Des groupes radicaux ont été aperçus durant la manifestation. En effet, plusieurs groupes «antifascistes» ont pris part à l'événement. Certains membres de ces groupes étaient cagoulés et entièrement vêtus de noir. De nombreuses femmes musulmanes qui portent le voile étaient aussi présentes dans les rangs des protestataires.


Plusieurs messages hostiles au nouveau gouvernement élu ont été aperçus. Des individus ont comparé la CAQ au Ku Kux Klan, la célèbre organisation suprématiste blanche américaine. D'autres en ont aussi appelé à «faire feu» sur le jeune parti de droite. Entouré de deux fusils d'assaut, le slogan en espagnol «Fuego a la CAQ y sus politicas racistas» a été vu sur un pavillon noir. Dans l'ensemble, la manifestation s'est toutefois déroulée dans le calme.



Des slogans violents contre le gouvernement élu


L'anthropologue et vice-président du Mouvement laïque du Québec, Daniel Baril, récuse complètement les accusations de racisme visant la CAQ. Interrogé par Sputnik, il a affirmé que le projet de la Coalition Avenir Québec demeurait encore un peu «confus», mais qu'il ne s'appuyait aucunement sur une idéologie raciste.


«Le Mouvement laïque québécois est heureux de voir que la CAQ est déterminée à agir. Pendant 15 ans, ç'aura été l'attentisme et l'immobilisme total avec le Parti libéral du Québec. Le Parti québécois avait bien tenté d'implanter la laïcité en 2014, mais sa stratégie n'avait pas fonctionné.

Ce que la CAQ propose, avec l'interdiction des signes religieux pour les personnes en position d'autorité, on voit ça d'un bon œil. D'autant plus que le projet de M. Legault fait l'objet d'un assez large consensus auprès de la population québécoise», a affirmé M. Baril en entrevue.


Daniel Baril critique toutefois l'intention de la CAQ de conserver le crucifix qui trône au-dessus du siège du président de l'Assemblée nationale du Québec. Un crucifix qui a fait couler beaucoup d'encre dans les dernières années. M. Baril y voit une profonde contradiction. En conservant ce symbole chrétien dans ce haut lieu de pouvoir, la CAQ défendrait plutôt une «catho-laïcité». Cette position conservatrice donnerait ainsi des munitions aux opposants du projet, surtout des multiculturalistes.
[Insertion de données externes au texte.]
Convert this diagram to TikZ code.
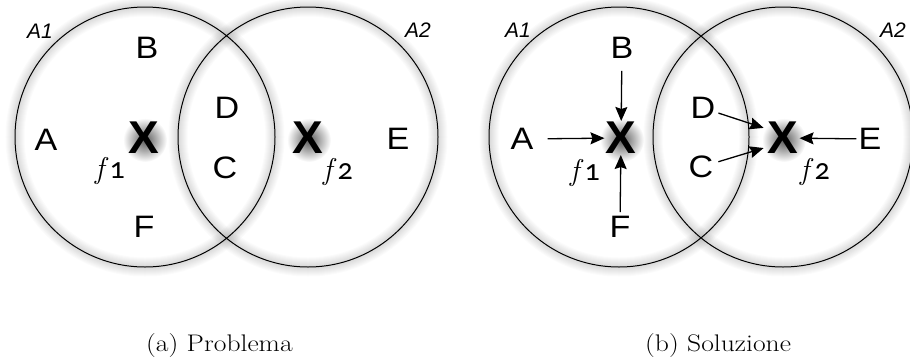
\documentclass[tikz,border=0pt]{standalone}
\usepackage{fontspec}
\usetikzlibrary{arrows.meta}
\newfontfamily\lblfont{Liberation Sans}
\newfontfamily\numfont[Numbers=OldStyle]{Carlito}

\begin{document}
\begin{tikzpicture}[x=1pt, y=-1pt,
    >={Stealth[length=14pt,width=12pt,inset=2pt]},
    letter/.style={font=\lblfont\fontsize{31}{31}\selectfont, inner sep=2pt},
    area/.style={font=\lblfont\itshape\fontsize{21}{21}\selectfont, inner sep=0pt},
    cross/.style={font=\lblfont\bfseries\fontsize{46}{46}\selectfont, inner sep=1pt},
    fac/.style={font=\fontsize{30}{30}\selectfont, inner sep=0pt},
    capt/.style={anchor=base west, font=\fontsize{24}{24}\selectfont, inner sep=0pt},
    flow/.style={->, line width=1.3pt}]
        % --- 1. Parameters ---
        \def\rad{130}
        \useasboundingbox (0,0) rectangle (910,359);

        % --- 2. Shadows under the X ---
        \foreach \cx in {144,308,621,783}
            \shade[inner color=black!65, outer color=white] (\cx+1,140) circle (22);

        % --- 3. Circles with soft glow ---
        \foreach \cx in {145,308,619,783} {
            \foreach \w in {3,5,...,19}
                \draw[line width=\w pt, black, opacity=0.017] (\cx,137) circle (\rad);
            \draw[line width=1pt] (\cx,137) circle (\rad);
        }

        % --- 4. Problema (left) ---
        \node[area] (pA1) at (40,31) {A1};
        \node[area] (pA2) at (418,30) {A2};
        \node[letter] (pA) at (46,140) {\scalebox{1.1}[1]{A}};
        \node[letter] (pB) at (147,48) {\scalebox{1.1}[1]{B}};
        \node[letter] (pC) at (225,168) {\scalebox{1.1}[1]{C}};
        \node[letter] (pD) at (227,108) {\scalebox{1.1}[1]{D}};
        \node[letter] (pE) at (398,139) {\scalebox{1.1}[1]{E}};
        \node[letter] (pF) at (144,227) {\scalebox{1.1}[1]{F}};
        \node[cross] (pX1) at (144,138) {X};
        \node[cross] (pX2) at (308,138) {X};
        \node[fac] (pf1) at (110,171) {\textit{f}\kern1pt{\numfont 1}};
        \node[fac] (pf2) at (338,172) {\textit{f}\kern1pt{\numfont 2}};
        \node[capt] (capa) at (146,351) {\scalebox{1.15}[1]{(a) Problema}};

        % --- 5. Soluzione (right) ---
        \node[area] (sA1) at (518,30) {A1};
        \node[area] (sA2) at (893,30) {A2};
        \node[letter] (sA) at (522,139) {\scalebox{1.1}[1]{A}};
        \node[letter] (sB) at (622,48) {\scalebox{1.1}[1]{B}};
        \node[letter] (sC) at (701,167) {\scalebox{1.1}[1]{C}};
        \node[letter] (sD) at (703,108) {\scalebox{1.1}[1]{D}};
        \node[letter] (sE) at (870,139) {\scalebox{1.1}[1]{E}};
        \node[letter] (sF) at (620,227) {\scalebox{1.1}[1]{F}};
        \node[cross] (sX1) at (621,138) {X};
        \node[cross] (sX2) at (783,138) {X};
        \node[fac] (sf1) at (585,173) {\textit{f}\kern1pt{\numfont 1}};
        \node[fac] (sf2) at (815,172) {\textit{f}\kern1pt{\numfont 2}};
        \node[capt] (capb) at (645,351) {\scalebox{1.15}[1]{(b) Soluzione}};

        % Arrows towards the X
        \draw[flow, shorten <=12pt] (sA) -- (sX1);
        \draw[flow, shorten <=10pt] (sB) -- (sX1);
        \draw[flow, shorten <=2pt] (sF) -- (sX1);
        \draw[flow, shorten <=1pt, shorten >=3pt] (sD) -- (sX2.151);
        \draw[flow, shorten <=3pt, shorten >=3pt] (sC) -- (sX2.209);
        \draw[flow] (sE) -- (sX2);
    \end{tikzpicture}
\end{document}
La CAQ, un parti «catho-laïque»?


Quoi qu'il en soit, le Premier ministre désigné semble plus déterminé que jamais à défendre son programme. Lors de sa première rencontre avec Justin Trudeau, François Legault a rappelé «qu'une grande majorité» de Québécois étaient pour l'interdiction des signes religieux pour les personnes en position d'autorité. Il a aussi dit vouloir mettre un terme à ce débat «qui traîne depuis 10 ans».
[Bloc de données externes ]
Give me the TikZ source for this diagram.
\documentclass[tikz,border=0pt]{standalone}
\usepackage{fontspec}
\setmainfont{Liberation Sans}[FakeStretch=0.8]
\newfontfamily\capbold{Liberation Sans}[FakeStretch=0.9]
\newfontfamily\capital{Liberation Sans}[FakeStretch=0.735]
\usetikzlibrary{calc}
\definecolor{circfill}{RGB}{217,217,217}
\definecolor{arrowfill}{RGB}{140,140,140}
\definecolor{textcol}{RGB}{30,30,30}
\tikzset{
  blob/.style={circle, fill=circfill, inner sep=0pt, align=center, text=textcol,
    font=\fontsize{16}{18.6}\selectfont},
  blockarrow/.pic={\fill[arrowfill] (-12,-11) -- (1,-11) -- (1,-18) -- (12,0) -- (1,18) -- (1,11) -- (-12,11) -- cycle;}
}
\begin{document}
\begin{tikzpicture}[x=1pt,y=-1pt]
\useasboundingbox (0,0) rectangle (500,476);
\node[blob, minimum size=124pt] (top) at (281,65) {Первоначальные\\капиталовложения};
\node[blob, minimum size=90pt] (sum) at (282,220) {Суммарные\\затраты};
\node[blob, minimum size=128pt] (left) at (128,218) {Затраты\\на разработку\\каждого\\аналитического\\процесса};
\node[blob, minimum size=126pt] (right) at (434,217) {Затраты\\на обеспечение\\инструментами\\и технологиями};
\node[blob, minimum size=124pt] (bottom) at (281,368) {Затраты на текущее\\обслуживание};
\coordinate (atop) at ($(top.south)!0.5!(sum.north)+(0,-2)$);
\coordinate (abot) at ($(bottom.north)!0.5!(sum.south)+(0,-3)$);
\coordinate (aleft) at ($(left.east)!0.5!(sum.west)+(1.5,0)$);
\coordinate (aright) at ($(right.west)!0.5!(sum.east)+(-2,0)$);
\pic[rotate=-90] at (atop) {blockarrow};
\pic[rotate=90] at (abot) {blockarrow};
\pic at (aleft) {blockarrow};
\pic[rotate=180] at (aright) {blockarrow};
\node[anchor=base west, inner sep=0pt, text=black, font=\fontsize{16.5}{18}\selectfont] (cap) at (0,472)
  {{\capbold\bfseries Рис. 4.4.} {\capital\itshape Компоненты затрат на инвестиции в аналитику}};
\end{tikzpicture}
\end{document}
En maintenant sa position sur la laïcité, il faut bien comprendre que François Legault entend défendre la culture québécoise face au gouvernement fédéral. De cette manière, M. Legault renoue avec le nationalisme. Justin Trudeau est défavorable à la laïcité, mais François Legault estime que le Québec a «tous les droits» dans ce dossier. Bras de fer en vue entre la Belle province et le gouvernement fédéral?